## Exercise goal
Omit every picture and output the rest of the records exactly as they are.

## Supplied material
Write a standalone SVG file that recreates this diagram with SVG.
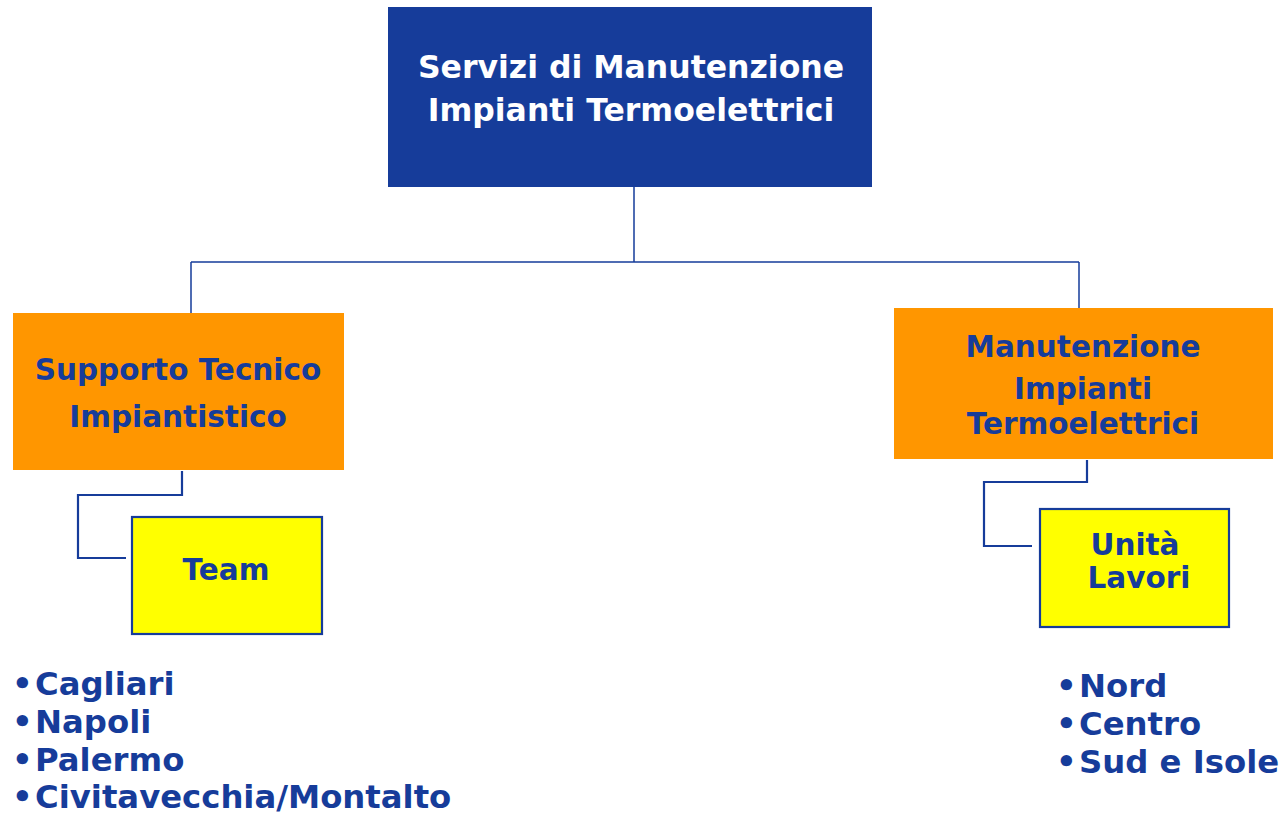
<svg xmlns="http://www.w3.org/2000/svg" width="1285" height="815" viewBox="0 0 1285 815">
<style>
text{font-family:"DejaVu Sans",Verdana,sans-serif;font-weight:bold;}
.t{fill:#163C9A;font-size:29.5px;text-anchor:middle;}
.w{fill:#ffffff;font-size:31.5px;text-anchor:middle;}
.l{fill:#163C9A;font-size:32.3px;}
.c{fill:none;stroke:#163C9A;stroke-width:1.5;}
.c2{fill:none;stroke:#163C9A;stroke-width:2.2;}
.o{fill:#FF9600;}
.y{fill:#FFFF00;stroke:#163C9A;stroke-width:2.2;}
</style>
<rect width="1285" height="815" fill="#ffffff"/>
<g id="connectors">
<path class="c" d="M634,187 V262 M191,262 H1079 M191,262 V313 M1079,262 V308"/>
<path class="c2" d="M182,471 V495 H78 V558 H126"/>
<path class="c2" d="M1087,460 V482 H984 V546 H1032"/>
</g>
<g id="root">
<rect x="388" y="7" width="484" height="180" fill="#163C9A"/>
<text class="w" x="631" y="78">Servizi di Manutenzione</text>
<text class="w" x="631" y="121">Impianti Termoelettrici</text>
</g>
<g id="supporto">
<rect class="o" x="13" y="313" width="331" height="157"/>
<text class="t" x="178" y="380">Supporto Tecnico</text>
<text class="t" x="178" y="427">Impiantistico</text>
</g>
<g id="manutenzione">
<rect class="o" x="894" y="308" width="379" height="151"/>
<text class="t" x="1083" y="357">Manutenzione</text>
<text class="t" x="1083" y="399">Impianti</text>
<text class="t" x="1083" y="434">Termoelettrici</text>
</g>
<g id="team">
<rect class="y" x="132" y="517" width="190" height="117"/>
<text class="t" x="226" y="580">Team</text>
</g>
<g id="unita">
<rect class="y" x="1040" y="509" width="189" height="118"/>
<text class="t" x="1135" y="555">Unità</text>
<text class="t" x="1139" y="588">Lavori</text>
</g>
<g id="list-team">
<text class="l" y="695"><tspan x="12">•</tspan><tspan x="35">Cagliari</tspan></text>
<text class="l" y="733"><tspan x="12">•</tspan><tspan x="35">Napoli</tspan></text>
<text class="l" y="771"><tspan x="12">•</tspan><tspan x="35">Palermo</tspan></text>
<text class="l" y="808"><tspan x="12">•</tspan><tspan x="35">Civitavecchia/Montalto</tspan></text>
</g>
<g id="list-unita">
<text class="l" y="697"><tspan x="1056">•</tspan><tspan x="1079">Nord</tspan></text>
<text class="l" y="735"><tspan x="1056">•</tspan><tspan x="1079">Centro</tspan></text>
<text class="l" y="773"><tspan x="1056">•</tspan><tspan x="1079">Sud e Isole</tspan></text>
</g>
</svg>
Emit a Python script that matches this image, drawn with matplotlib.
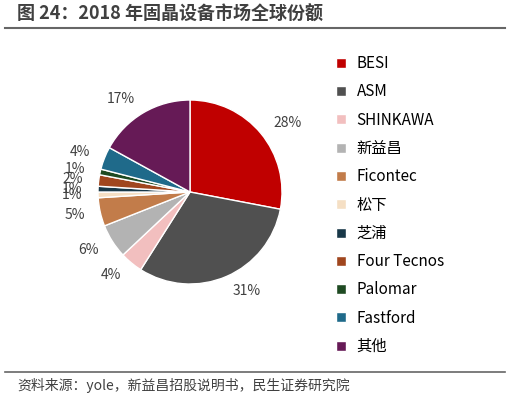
import matplotlib
matplotlib.use("Agg")
import matplotlib.pyplot as plt
from matplotlib.lines import Line2D
plt.rcParams['font.family'] = ['Noto Sans CJK SC', 'DejaVu Sans']

labels = ["BESI", "ASM", "SHINKAWA", "新益昌", "Ficontec", "松下", "芝浦", "Four Tecnos", "Palomar", "Fastford", "其他"]
values = [28, 31, 4, 6, 5, 1, 1, 2, 1, 4, 17]
colors = ["#C00000", "#505050", "#F2BFBF", "#B3B3B3", "#C27C4A", "#F5DFC4", "#183848", "#A0461E", "#1E4A22", "#1F6A8A", "#661A56"]

fig = plt.figure(figsize=(5.12, 4.01), dpi=100)
# center ~ (190,192) px, radius ~ 92 px
ax = fig.add_axes([(190-92)/512, 1-(192+92)/401, 184/512, 184/401])
wedges, texts = ax.pie(values, colors=colors, startangle=90, counterclock=False,
                       labels=[f"{v}%" for v in values], labeldistance=1.17,
                       wedgeprops=dict(edgecolor="white", linewidth=1),
                       textprops=dict(fontsize=10, color="#404040"))
ax.set_xlim(-1, 1)
ax.set_ylim(-1, 1)
ax.set_aspect("equal")

handles = [Line2D([0], [0], marker="s", color="w", markerfacecolor=c, markersize=7) for c in colors]
fig.legend(handles, labels, loc="upper left", bbox_to_anchor=(0.625, 0.897), frameon=False,
           fontsize=11, labelspacing=0.74, handletextpad=0.5, handlelength=1.0)

fig.text(17/512, 1-14/401, "图 24：2018 年固晶设备市场全球份额", fontsize=13, fontweight="bold", color="#404040", va="center")
fig.add_artist(Line2D([5/512, 505/512], [1-28/401, 1-28/401], color="#666666", linewidth=1.5))
fig.add_artist(Line2D([5/512, 505/512], [1-372/401, 1-372/401], color="#666666", linewidth=1.2))
fig.text(17/512, 1-385/401, "资料来源：yole，新益昌招股说明书，民生证券研究院", fontsize=10, color="#404040", va="center")
fig.savefig("out.png", dpi=100)
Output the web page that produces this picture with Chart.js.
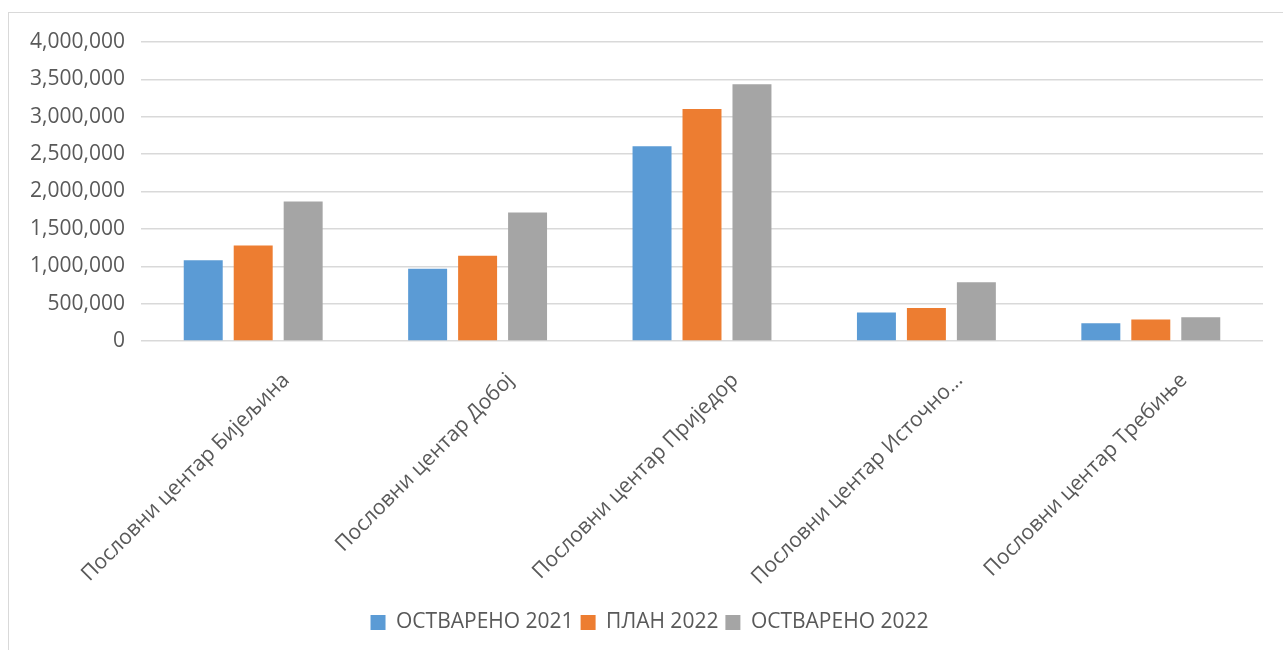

## Solution to this exercise
Write a standalone SVG file that recreates this diagram with SVG.
<svg xmlns="http://www.w3.org/2000/svg" width="1285" height="815" viewBox="0 0 1285 815">
<style>
text{font-family:"DejaVu Sans",Verdana,sans-serif;font-weight:bold;}
.t{fill:#163C9A;font-size:29.5px;text-anchor:middle;}
.w{fill:#ffffff;font-size:31.5px;text-anchor:middle;}
.l{fill:#163C9A;font-size:32.3px;}
.c{fill:none;stroke:#163C9A;stroke-width:1.5;}
.c2{fill:none;stroke:#163C9A;stroke-width:2.2;}
.o{fill:#FF9600;}
.y{fill:#FFFF00;stroke:#163C9A;stroke-width:2.2;}
</style>
<rect width="1285" height="815" fill="#ffffff"/>
<g id="connectors">
<path class="c" d="M634,187 V262 M191,262 H1079 M191,262 V313 M1079,262 V308"/>
<path class="c2" d="M182,471 V495 H78 V558 H126"/>
<path class="c2" d="M1087,460 V482 H984 V546 H1032"/>
</g>
<g id="root">
<rect x="388" y="7" width="484" height="180" fill="#163C9A"/>
<text class="w" x="631" y="78">Servizi di Manutenzione</text>
<text class="w" x="631" y="121">Impianti Termoelettrici</text>
</g>
<g id="supporto">
<rect class="o" x="13" y="313" width="331" height="157"/>
<text class="t" x="178" y="380">Supporto Tecnico</text>
<text class="t" x="178" y="427">Impiantistico</text>
</g>
<g id="manutenzione">
<rect class="o" x="894" y="308" width="379" height="151"/>
<text class="t" x="1083" y="357">Manutenzione</text>
<text class="t" x="1083" y="399">Impianti</text>
<text class="t" x="1083" y="434">Termoelettrici</text>
</g>
<g id="team">
<rect class="y" x="132" y="517" width="190" height="117"/>
<text class="t" x="226" y="580">Team</text>
</g>
<g id="unita">
<rect class="y" x="1040" y="509" width="189" height="118"/>
<text class="t" x="1135" y="555">Unità</text>
<text class="t" x="1139" y="588">Lavori</text>
</g>
<g id="list-team">
<text class="l" y="695"><tspan x="12">•</tspan><tspan x="35">Cagliari</tspan></text>
<text class="l" y="733"><tspan x="12">•</tspan><tspan x="35">Napoli</tspan></text>
<text class="l" y="771"><tspan x="12">•</tspan><tspan x="35">Palermo</tspan></text>
<text class="l" y="808"><tspan x="12">•</tspan><tspan x="35">Civitavecchia/Montalto</tspan></text>
</g>
<g id="list-unita">
<text class="l" y="697"><tspan x="1056">•</tspan><tspan x="1079">Nord</tspan></text>
<text class="l" y="735"><tspan x="1056">•</tspan><tspan x="1079">Centro</tspan></text>
<text class="l" y="773"><tspan x="1056">•</tspan><tspan x="1079">Sud e Isole</tspan></text>
</g>
</svg>
Emit a Python script that matches this image, drawn with matplotlib.
import matplotlib
matplotlib.use("Agg")
import matplotlib.pyplot as plt
from matplotlib.lines import Line2D
plt.rcParams['font.family'] = ['Noto Sans CJK SC', 'DejaVu Sans']

labels = ["BESI", "ASM", "SHINKAWA", "新益昌", "Ficontec", "松下", "芝浦", "Four Tecnos", "Palomar", "Fastford", "其他"]
values = [28, 31, 4, 6, 5, 1, 1, 2, 1, 4, 17]
colors = ["#C00000", "#505050", "#F2BFBF", "#B3B3B3", "#C27C4A", "#F5DFC4", "#183848", "#A0461E", "#1E4A22", "#1F6A8A", "#661A56"]

fig = plt.figure(figsize=(5.12, 4.01), dpi=100)
# center ~ (190,192) px, radius ~ 92 px
ax = fig.add_axes([(190-92)/512, 1-(192+92)/401, 184/512, 184/401])
wedges, texts = ax.pie(values, colors=colors, startangle=90, counterclock=False,
                       labels=[f"{v}%" for v in values], labeldistance=1.17,
                       wedgeprops=dict(edgecolor="white", linewidth=1),
                       textprops=dict(fontsize=10, color="#404040"))
ax.set_xlim(-1, 1)
ax.set_ylim(-1, 1)
ax.set_aspect("equal")

handles = [Line2D([0], [0], marker="s", color="w", markerfacecolor=c, markersize=7) for c in colors]
fig.legend(handles, labels, loc="upper left", bbox_to_anchor=(0.625, 0.897), frameon=False,
           fontsize=11, labelspacing=0.74, handletextpad=0.5, handlelength=1.0)

fig.text(17/512, 1-14/401, "图 24：2018 年固晶设备市场全球份额", fontsize=13, fontweight="bold", color="#404040", va="center")
fig.add_artist(Line2D([5/512, 505/512], [1-28/401, 1-28/401], color="#666666", linewidth=1.5))
fig.add_artist(Line2D([5/512, 505/512], [1-372/401, 1-372/401], color="#666666", linewidth=1.2))
fig.text(17/512, 1-385/401, "资料来源：yole，新益昌招股说明书，民生证券研究院", fontsize=10, color="#404040", va="center")
fig.savefig("out.png", dpi=100)
Output the web page that produces this picture with Chart.js.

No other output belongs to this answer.